◆ Stated goal ◆
Write out each line word for word. Drop pictures.

◆ Data ◆
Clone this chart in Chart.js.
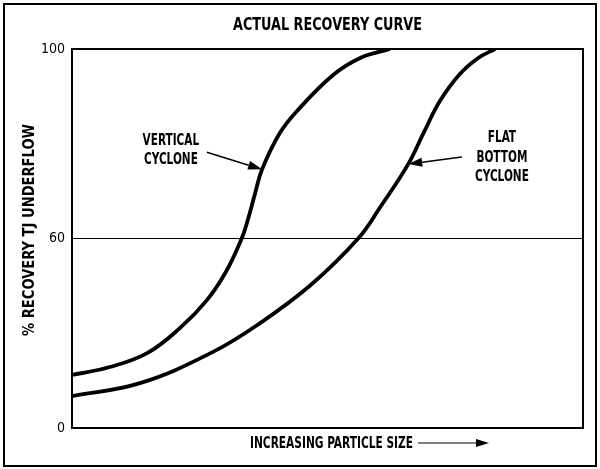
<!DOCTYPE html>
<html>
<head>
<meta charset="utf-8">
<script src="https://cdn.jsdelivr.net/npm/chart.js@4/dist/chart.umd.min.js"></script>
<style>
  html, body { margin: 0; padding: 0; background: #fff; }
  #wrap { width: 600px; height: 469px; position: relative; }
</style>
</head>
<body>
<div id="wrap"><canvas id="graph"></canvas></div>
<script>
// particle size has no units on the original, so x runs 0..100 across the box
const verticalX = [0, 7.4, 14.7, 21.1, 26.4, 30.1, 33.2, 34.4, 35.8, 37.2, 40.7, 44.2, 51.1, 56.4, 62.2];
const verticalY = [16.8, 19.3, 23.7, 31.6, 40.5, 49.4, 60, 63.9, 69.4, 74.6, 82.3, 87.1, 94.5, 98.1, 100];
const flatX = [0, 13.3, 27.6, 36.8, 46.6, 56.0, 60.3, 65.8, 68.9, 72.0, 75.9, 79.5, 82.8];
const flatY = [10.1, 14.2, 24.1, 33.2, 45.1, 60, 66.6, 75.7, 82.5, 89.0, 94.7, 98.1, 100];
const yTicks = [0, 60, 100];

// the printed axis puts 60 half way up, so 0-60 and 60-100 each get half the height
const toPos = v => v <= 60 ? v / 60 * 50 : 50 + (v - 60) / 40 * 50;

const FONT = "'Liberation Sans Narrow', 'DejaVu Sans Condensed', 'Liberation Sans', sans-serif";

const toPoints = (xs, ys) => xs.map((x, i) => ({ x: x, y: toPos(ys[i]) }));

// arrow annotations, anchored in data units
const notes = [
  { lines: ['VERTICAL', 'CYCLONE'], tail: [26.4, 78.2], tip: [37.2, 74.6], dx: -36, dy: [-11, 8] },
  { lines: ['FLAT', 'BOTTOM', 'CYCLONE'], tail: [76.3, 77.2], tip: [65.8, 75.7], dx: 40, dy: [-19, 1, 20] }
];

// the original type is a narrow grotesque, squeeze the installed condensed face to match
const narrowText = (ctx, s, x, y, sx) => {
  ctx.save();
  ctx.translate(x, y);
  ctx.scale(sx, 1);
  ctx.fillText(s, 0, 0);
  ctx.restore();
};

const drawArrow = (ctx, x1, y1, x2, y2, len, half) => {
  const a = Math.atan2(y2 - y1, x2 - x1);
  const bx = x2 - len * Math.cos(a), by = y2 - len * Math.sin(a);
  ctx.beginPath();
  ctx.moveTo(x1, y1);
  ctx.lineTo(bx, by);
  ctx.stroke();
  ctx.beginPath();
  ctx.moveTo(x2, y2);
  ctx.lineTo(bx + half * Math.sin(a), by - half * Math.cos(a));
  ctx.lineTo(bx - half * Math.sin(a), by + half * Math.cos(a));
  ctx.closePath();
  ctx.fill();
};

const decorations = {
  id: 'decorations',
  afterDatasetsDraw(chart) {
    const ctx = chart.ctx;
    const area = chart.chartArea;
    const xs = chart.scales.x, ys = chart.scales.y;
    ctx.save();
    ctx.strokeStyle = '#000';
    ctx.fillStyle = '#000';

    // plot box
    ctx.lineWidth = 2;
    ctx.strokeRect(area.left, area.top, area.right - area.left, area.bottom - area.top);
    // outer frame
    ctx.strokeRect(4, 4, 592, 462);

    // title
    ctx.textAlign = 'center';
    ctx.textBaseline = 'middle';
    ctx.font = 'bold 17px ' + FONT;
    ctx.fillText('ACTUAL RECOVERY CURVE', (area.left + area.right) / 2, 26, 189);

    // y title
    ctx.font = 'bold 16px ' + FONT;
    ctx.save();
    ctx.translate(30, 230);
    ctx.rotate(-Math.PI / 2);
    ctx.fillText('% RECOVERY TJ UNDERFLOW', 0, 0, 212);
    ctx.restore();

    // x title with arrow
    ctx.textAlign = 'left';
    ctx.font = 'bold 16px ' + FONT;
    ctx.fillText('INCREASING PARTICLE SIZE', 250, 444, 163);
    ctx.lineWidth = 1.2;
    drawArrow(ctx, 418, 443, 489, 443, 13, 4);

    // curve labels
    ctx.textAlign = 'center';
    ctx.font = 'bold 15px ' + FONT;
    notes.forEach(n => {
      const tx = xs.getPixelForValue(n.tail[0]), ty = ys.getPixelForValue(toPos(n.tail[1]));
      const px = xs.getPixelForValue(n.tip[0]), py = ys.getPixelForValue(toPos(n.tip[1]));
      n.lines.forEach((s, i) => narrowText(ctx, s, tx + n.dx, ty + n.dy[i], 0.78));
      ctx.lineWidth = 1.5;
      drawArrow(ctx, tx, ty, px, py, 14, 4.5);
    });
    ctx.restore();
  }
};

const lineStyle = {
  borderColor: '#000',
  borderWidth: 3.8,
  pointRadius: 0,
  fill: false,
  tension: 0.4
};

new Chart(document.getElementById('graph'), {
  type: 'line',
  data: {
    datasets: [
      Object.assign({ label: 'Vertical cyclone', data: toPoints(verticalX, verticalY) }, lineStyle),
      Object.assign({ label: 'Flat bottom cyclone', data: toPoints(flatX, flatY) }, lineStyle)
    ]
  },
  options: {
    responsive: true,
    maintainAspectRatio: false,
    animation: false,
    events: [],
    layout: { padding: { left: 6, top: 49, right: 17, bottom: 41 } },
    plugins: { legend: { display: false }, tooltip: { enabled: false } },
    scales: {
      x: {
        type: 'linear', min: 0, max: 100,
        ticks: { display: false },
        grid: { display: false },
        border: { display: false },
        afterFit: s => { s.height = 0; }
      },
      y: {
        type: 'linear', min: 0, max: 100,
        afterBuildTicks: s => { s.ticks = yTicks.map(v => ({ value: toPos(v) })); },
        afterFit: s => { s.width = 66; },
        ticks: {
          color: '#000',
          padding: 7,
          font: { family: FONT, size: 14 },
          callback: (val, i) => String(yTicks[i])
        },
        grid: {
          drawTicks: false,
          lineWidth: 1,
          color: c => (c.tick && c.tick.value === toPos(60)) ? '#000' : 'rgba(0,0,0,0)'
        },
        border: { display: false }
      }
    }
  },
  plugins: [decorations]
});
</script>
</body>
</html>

◆ Response to this task ◆
Clone this chart in Chart.js.
<!DOCTYPE html>
<html>
<head>
<meta charset="utf-8">
<script src="https://cdn.jsdelivr.net/npm/chart.js@4/dist/chart.umd.min.js"></script>
<style>
  html, body { margin: 0; padding: 0; background: #fff; }
  #wrap { width: 600px; height: 469px; position: relative; }
</style>
</head>
<body>
<div id="wrap"><canvas id="graph"></canvas></div>
<script>
// particle size has no units on the original, so x runs 0..100 across the box
const verticalX = [0, 7.4, 14.7, 21.1, 26.4, 30.1, 33.2, 34.4, 35.8, 37.2, 40.7, 44.2, 51.1, 56.4, 62.2];
const verticalY = [16.8, 19.3, 23.7, 31.6, 40.5, 49.4, 60, 63.9, 69.4, 74.6, 82.3, 87.1, 94.5, 98.1, 100];
const flatX = [0, 13.3, 27.6, 36.8, 46.6, 56.0, 60.3, 65.8, 68.9, 72.0, 75.9, 79.5, 82.8];
const flatY = [10.1, 14.2, 24.1, 33.2, 45.1, 60, 66.6, 75.7, 82.5, 89.0, 94.7, 98.1, 100];
const yTicks = [0, 60, 100];

// the printed axis puts 60 half way up, so 0-60 and 60-100 each get half the height
const toPos = v => v <= 60 ? v / 60 * 50 : 50 + (v - 60) / 40 * 50;

const FONT = "'Liberation Sans Narrow', 'DejaVu Sans Condensed', 'Liberation Sans', sans-serif";

const toPoints = (xs, ys) => xs.map((x, i) => ({ x: x, y: toPos(ys[i]) }));

// arrow annotations, anchored in data units
const notes = [
  { lines: ['VERTICAL', 'CYCLONE'], tail: [26.4, 78.2], tip: [37.2, 74.6], dx: -36, dy: [-11, 8] },
  { lines: ['FLAT', 'BOTTOM', 'CYCLONE'], tail: [76.3, 77.2], tip: [65.8, 75.7], dx: 40, dy: [-19, 1, 20] }
];

// the original type is a narrow grotesque, squeeze the installed condensed face to match
const narrowText = (ctx, s, x, y, sx) => {
  ctx.save();
  ctx.translate(x, y);
  ctx.scale(sx, 1);
  ctx.fillText(s, 0, 0);
  ctx.restore();
};

const drawArrow = (ctx, x1, y1, x2, y2, len, half) => {
  const a = Math.atan2(y2 - y1, x2 - x1);
  const bx = x2 - len * Math.cos(a), by = y2 - len * Math.sin(a);
  ctx.beginPath();
  ctx.moveTo(x1, y1);
  ctx.lineTo(bx, by);
  ctx.stroke();
  ctx.beginPath();
  ctx.moveTo(x2, y2);
  ctx.lineTo(bx + half * Math.sin(a), by - half * Math.cos(a));
  ctx.lineTo(bx - half * Math.sin(a), by + half * Math.cos(a));
  ctx.closePath();
  ctx.fill();
};

const decorations = {
  id: 'decorations',
  afterDatasetsDraw(chart) {
    const ctx = chart.ctx;
    const area = chart.chartArea;
    const xs = chart.scales.x, ys = chart.scales.y;
    ctx.save();
    ctx.strokeStyle = '#000';
    ctx.fillStyle = '#000';

    // plot box
    ctx.lineWidth = 2;
    ctx.strokeRect(area.left, area.top, area.right - area.left, area.bottom - area.top);
    // outer frame
    ctx.strokeRect(4, 4, 592, 462);

    // title
    ctx.textAlign = 'center';
    ctx.textBaseline = 'middle';
    ctx.font = 'bold 17px ' + FONT;
    ctx.fillText('ACTUAL RECOVERY CURVE', (area.left + area.right) / 2, 26, 189);

    // y title
    ctx.font = 'bold 16px ' + FONT;
    ctx.save();
    ctx.translate(30, 230);
    ctx.rotate(-Math.PI / 2);
    ctx.fillText('% RECOVERY TJ UNDERFLOW', 0, 0, 212);
    ctx.restore();

    // x title with arrow
    ctx.textAlign = 'left';
    ctx.font = 'bold 16px ' + FONT;
    ctx.fillText('INCREASING PARTICLE SIZE', 250, 444, 163);
    ctx.lineWidth = 1.2;
    drawArrow(ctx, 418, 443, 489, 443, 13, 4);

    // curve labels
    ctx.textAlign = 'center';
    ctx.font = 'bold 15px ' + FONT;
    notes.forEach(n => {
      const tx = xs.getPixelForValue(n.tail[0]), ty = ys.getPixelForValue(toPos(n.tail[1]));
      const px = xs.getPixelForValue(n.tip[0]), py = ys.getPixelForValue(toPos(n.tip[1]));
      n.lines.forEach((s, i) => narrowText(ctx, s, tx + n.dx, ty + n.dy[i], 0.78));
      ctx.lineWidth = 1.5;
      drawArrow(ctx, tx, ty, px, py, 14, 4.5);
    });
    ctx.restore();
  }
};

const lineStyle = {
  borderColor: '#000',
  borderWidth: 3.8,
  pointRadius: 0,
  fill: false,
  tension: 0.4
};

new Chart(document.getElementById('graph'), {
  type: 'line',
  data: {
    datasets: [
      Object.assign({ label: 'Vertical cyclone', data: toPoints(verticalX, verticalY) }, lineStyle),
      Object.assign({ label: 'Flat bottom cyclone', data: toPoints(flatX, flatY) }, lineStyle)
    ]
  },
  options: {
    responsive: true,
    maintainAspectRatio: false,
    animation: false,
    events: [],
    layout: { padding: { left: 6, top: 49, right: 17, bottom: 41 } },
    plugins: { legend: { display: false }, tooltip: { enabled: false } },
    scales: {
      x: {
        type: 'linear', min: 0, max: 100,
        ticks: { display: false },
        grid: { display: false },
        border: { display: false },
        afterFit: s => { s.height = 0; }
      },
      y: {
        type: 'linear', min: 0, max: 100,
        afterBuildTicks: s => { s.ticks = yTicks.map(v => ({ value: toPos(v) })); },
        afterFit: s => { s.width = 66; },
        ticks: {
          color: '#000',
          padding: 7,
          font: { family: FONT, size: 14 },
          callback: (val, i) => String(yTicks[i])
        },
        grid: {
          drawTicks: false,
          lineWidth: 1,
          color: c => (c.tick && c.tick.value === toPos(60)) ? '#000' : 'rgba(0,0,0,0)'
        },
        border: { display: false }
      }
    }
  },
  plugins: [decorations]
});
</script>
</body>
</html>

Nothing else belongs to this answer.